The Path of the Warrior: Living with Open Heart
Chödrön often describes the practitioner as a warrior—someone brave enough to stay present with sorrow, boredom, disappointment, and uncertainty. “Getting the knack of relaxing in chaos,” she says, “is the spiritual path.” Through meditation, you learn this relaxation not as passivity but as active courage. Each breath becomes a return to openness. When you stop trying to make pain go away and instead allow it to exist, your mind softens, and joy emerges within the very space of vulnerability. The warrior’s strength is not in conquering life but in facing it with compassion and humor.
Beyond Solving Life: The Art of Transformation
Ultimately, Chödrön’s argument is radical: life doesn’t need solving. Things come together and fall apart again—that’s the dance of existence.
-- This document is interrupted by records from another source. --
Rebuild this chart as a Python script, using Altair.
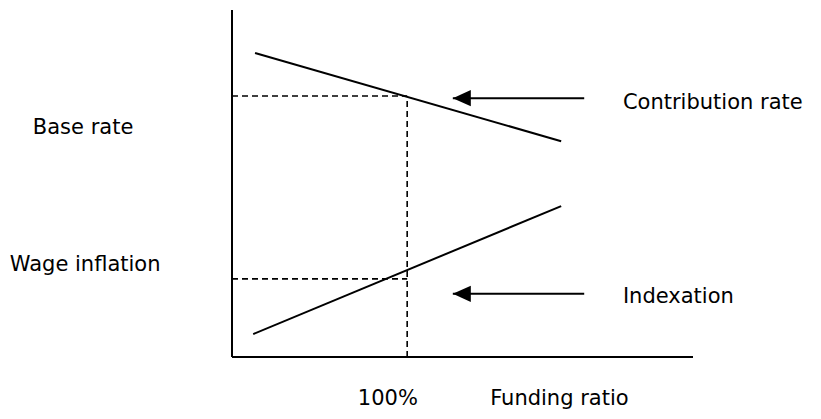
import altair as alt
import pandas as pd

# Conceptual coordinates: funding ratio axis 0..10, rate axis 0..10
series_names = ["Contribution rate", "Contribution rate", "Indexation", "Indexation"]
series_x = [0.50, 7.14, 0.46, 7.14]
series_y = [8.76, 6.22, 0.66, 4.35]

funding_100 = 3.80          # position of 100% funding ratio
base_rate_level = 7.52      # contribution rate at 100%
wage_infl_level = 2.25      # indexation level at 100%

arrow_start_x = [7.64, 7.64]
arrow_tip_x = [4.79, 4.79]
arrow_y = [7.46, 1.82]

label_texts = ["Contribution rate", "Indexation", "Funding ratio", "Base rate", "Wage inflation"]
label_x = [8.48, 8.48, 5.60, -4.32, -4.82]
label_y = [7.32, 1.73, -1.22, 6.60, 2.65]
tick_text = ["100%"]
tick_x = [3.38]
tick_y = [-1.22]

FONT = "DejaVu Sans"
FS = 21

xs = alt.Scale(domain=[0, 10])
ys = alt.Scale(domain=[0, 10])

lines_df = pd.DataFrame({"s": series_names, "x": series_x, "y": series_y})
lines = alt.Chart(lines_df).mark_line(color="black", strokeWidth=2, clip=False).encode(
    x=alt.X("x:Q", scale=xs, axis=None),
    y=alt.Y("y:Q", scale=ys, axis=None),
    detail="s:N",
)

axes_df = pd.DataFrame({"x": [0, 0], "x2": [0, 10], "y": [0, 0], "y2": [10, 0]})
axes = alt.Chart(axes_df).mark_rule(color="black", strokeWidth=2, clip=False).encode(
    x=alt.X("x:Q", scale=xs, axis=None), x2="x2:Q",
    y=alt.Y("y:Q", scale=ys, axis=None), y2="y2:Q",
)

dash_df = pd.DataFrame({
    "x": [0, 0, funding_100],
    "x2": [funding_100, funding_100, funding_100],
    "y": [base_rate_level, wage_infl_level, 0],
    "y2": [base_rate_level, wage_infl_level, base_rate_level],
})
dashes = alt.Chart(dash_df).mark_rule(color="black", strokeWidth=1.6, strokeDash=[6, 4], clip=False).encode(
    x=alt.X("x:Q", scale=xs, axis=None), x2="x2:Q",
    y=alt.Y("y:Q", scale=ys, axis=None), y2="y2:Q",
)

arrow_df = pd.DataFrame({"x": arrow_start_x, "x2": arrow_tip_x, "y": arrow_y})
shafts = alt.Chart(arrow_df).mark_rule(color="black", strokeWidth=2, clip=False).encode(
    x=alt.X("x:Q", scale=xs, axis=None), x2="x2:Q",
    y=alt.Y("y:Q", scale=ys, axis=None),
)
heads = alt.Chart(arrow_df).mark_point(
    shape="M 0 0 L 1 -0.45 L 1 0.45 Z", size=1296, filled=True, color="black", opacity=1, clip=False
).encode(
    x=alt.X("x2:Q", scale=xs, axis=None),
    y=alt.Y("y:Q", scale=ys, axis=None),
)

labels_df = pd.DataFrame({"t": label_texts, "x": label_x, "y": label_y})
labels = alt.Chart(labels_df).mark_text(
    align="left", baseline="middle", font=FONT, fontSize=FS, color="black", clip=False
).encode(
    x=alt.X("x:Q", scale=xs, axis=None),
    y=alt.Y("y:Q", scale=ys, axis=None),
    text="t:N",
)

ticks_df = pd.DataFrame({"t": tick_text, "x": tick_x, "y": tick_y})
ticks = alt.Chart(ticks_df).mark_text(
    align="center", baseline="middle", font=FONT, fontSize=FS, color="black", clip=False
).encode(
    x=alt.X("x:Q", scale=xs, axis=None),
    y=alt.Y("y:Q", scale=ys, axis=None),
    text="t:N",
)

chart = alt.layer(axes, dashes, lines, shafts, heads, labels, ticks).properties(
    width=461, height=347,
    autosize=alt.AutoSizeParams(type="none"),
    padding={"left": 224, "top": 2, "right": 120, "bottom": 58},
    background="white",
).configure_view(stroke=None)

chart.save("out.html", embed_options={"renderer": "svg", "actions": False})
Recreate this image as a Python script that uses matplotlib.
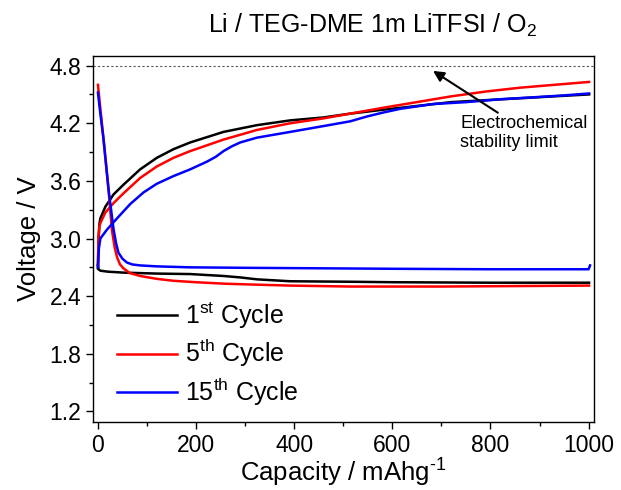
import matplotlib
matplotlib.use("Agg")
import matplotlib.pyplot as plt
from matplotlib.ticker import MultipleLocator

plt.rcParams['font.family'] = ['Liberation Sans', 'DejaVu Sans']
plt.rcParams['mathtext.fontset'] = 'custom'
plt.rcParams['mathtext.rm'] = 'Liberation Sans'
plt.rcParams['mathtext.it'] = 'Liberation Sans:italic'

# charge curves (capacity mAh/g, voltage V)
c1_charge_x = [0, 1, 3, 5, 15, 32, 52, 86, 120, 154, 188, 256, 324, 392, 459, 514, 580, 650, 720, 790, 860, 930, 1001]
c1_charge_y = [2.69, 2.95, 3.15, 3.21, 3.33, 3.46, 3.56, 3.72, 3.84, 3.93, 4.00, 4.11, 4.18, 4.23, 4.26, 4.30, 4.34, 4.38, 4.42, 4.44, 4.46, 4.48, 4.50]

c5_charge_x = [0, 1, 3, 5, 15, 32, 52, 86, 120, 154, 188, 256, 324, 392, 459, 514, 580, 650, 720, 790, 860, 930, 1001]
c5_charge_y = [2.72, 3.02, 3.13, 3.16, 3.27, 3.37, 3.47, 3.63, 3.75, 3.84, 3.91, 4.03, 4.13, 4.20, 4.25, 4.30, 4.36, 4.42, 4.48, 4.53, 4.57, 4.60, 4.63]

c15_charge_x = [0, 2, 5, 18, 39, 66, 93, 120, 154, 188, 222, 240, 256, 273, 290, 324, 392, 459, 514, 548, 580, 616, 683, 751, 820, 887, 950, 1001]
c15_charge_y = [2.70, 2.90, 3.00, 3.09, 3.21, 3.36, 3.48, 3.57, 3.65, 3.72, 3.80, 3.85, 3.91, 3.96, 4.00, 4.05, 4.11, 4.17, 4.22, 4.27, 4.31, 4.35, 4.40, 4.42, 4.45, 4.47, 4.49, 4.51]

# discharge curves
c1_dis_x = [0, 1, 5, 20, 52, 120, 188, 256, 290, 324, 392, 514, 600, 800, 1001]
c1_dis_y = [2.72, 2.68, 2.665, 2.655, 2.645, 2.635, 2.63, 2.61, 2.595, 2.575, 2.555, 2.55, 2.545, 2.54, 2.54]

c5_dis_x = [0, 4, 11.5, 21.6, 28.5, 34, 38.7, 45, 52, 65, 86, 120, 154, 200, 256, 320, 392, 514, 700, 850, 1001]
c5_dis_y = [4.60, 4.40, 4.03, 3.51, 3.09, 2.91, 2.81, 2.73, 2.69, 2.64, 2.61, 2.58, 2.56, 2.545, 2.53, 2.52, 2.51, 2.50, 2.50, 2.505, 2.51]

c15_dis_x = [0, 4, 11.5, 21.6, 32, 37, 42, 50, 59, 70, 86, 120, 188, 300, 452, 600, 800, 1000, 1003]
c15_dis_y = [4.52, 4.34, 4.03, 3.51, 3.09, 2.95, 2.85, 2.79, 2.75, 2.73, 2.72, 2.71, 2.70, 2.695, 2.69, 2.685, 2.68, 2.68, 2.72]

stability_limit = 4.8

fig = plt.figure(figsize=(6.21, 4.90), dpi=100)
ax = fig.add_axes([0.1498, 0.1388, 0.8067, 0.7469])

lw = 1.8
ax.plot(c1_charge_x, c1_charge_y, color='black', lw=lw, label=r'1$^{\mathrm{st}}$ Cycle')
ax.plot(c1_dis_x, c1_dis_y, color='black', lw=lw)
ax.plot(c5_charge_x, c5_charge_y, color='#ff0000', lw=lw, label=r'5$^{\mathrm{th}}$ Cycle')
ax.plot(c5_dis_x, c5_dis_y, color='#ff0000', lw=lw)
ax.plot(c15_charge_x, c15_charge_y, color='#0000ff', lw=lw, label=r'15$^{\mathrm{th}}$ Cycle')
ax.plot(c15_dis_x, c15_dis_y, color='#0000ff', lw=lw)

ax.axhline(stability_limit, color='#555555', lw=0.8, linestyle=(0, (2, 2)))

ax.annotate('', xy=(683, 4.745), xytext=(815, 4.31),
            arrowprops=dict(arrowstyle='-|>', color='black', lw=1.5,
                            mutation_scale=16, shrinkA=0, shrinkB=0))
ax.text(738, 4.29, 'Electrochemical\nstability limit', fontsize=13,
        ha='left', va='top', linespacing=1.15)

ax.set_xlim(-10, 1011)
ax.set_ylim(1.09, 4.9)
ax.xaxis.set_major_locator(MultipleLocator(200))
ax.xaxis.set_minor_locator(MultipleLocator(100))
ax.set_yticks([1.2, 1.8, 2.4, 3.0, 3.6, 4.2, 4.8])
ax.set_yticks([1.5, 2.1, 2.7, 3.3, 3.9, 4.5], minor=True)
ax.tick_params(which='major', direction='out', length=5, width=1, labelsize=16.5)
ax.tick_params(which='minor', direction='out', length=3, width=1)
for s in ax.spines.values():
    s.set_linewidth(1.0)

ax.set_xlabel(r'Capacity / mAhg$^{\text{-1}}$', fontsize=18.5, labelpad=0)
ax.set_ylabel('Voltage / V', fontsize=18.5, labelpad=6)

fig.text(373 / 621, 1 - 33 / 490, r'Li / TEG-DME 1m LiTFSI / O$_2$',
         fontsize=18, ha='center', va='baseline')

ax.legend(loc='upper left', bbox_to_anchor=(0.028, 0.36), frameon=False,
          fontsize=18, handlelength=2.4, handletextpad=0.3, labelspacing=0.25,
          borderaxespad=0)

fig.savefig('out.png', dpi=100)
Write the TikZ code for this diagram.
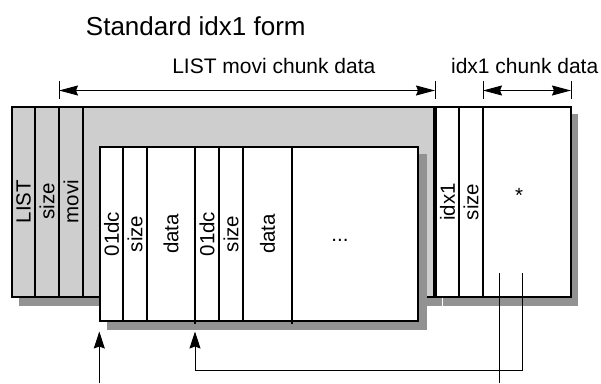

We can use each collapse as a chance to wake up. Through stories of Buddhist masters like Naropa, Milarepa, and Tilopa, she shows that enlightenment always begins in confusion and failure. When you stop fighting “what is” and begin listening to it directly, suffering turns into insight.
“Only to the extent that we expose ourselves over and over to annihilation can that which is indestructible be found in us.” – Pema Chödrön
In summary, When Things Fall Apart teaches that your breakdown moments aren’t detours from spiritual growth—they are the path itself. By cultivating maitri, embracing hopelessness, practicing nonaggression, and relaxing with uncertainty, you turn suffering into awakening. This is the journey from fear to fearlessness—from trying to manage life to letting it transform you. In Chödrön’s words, “Chaos should be regarded as extremely good news.”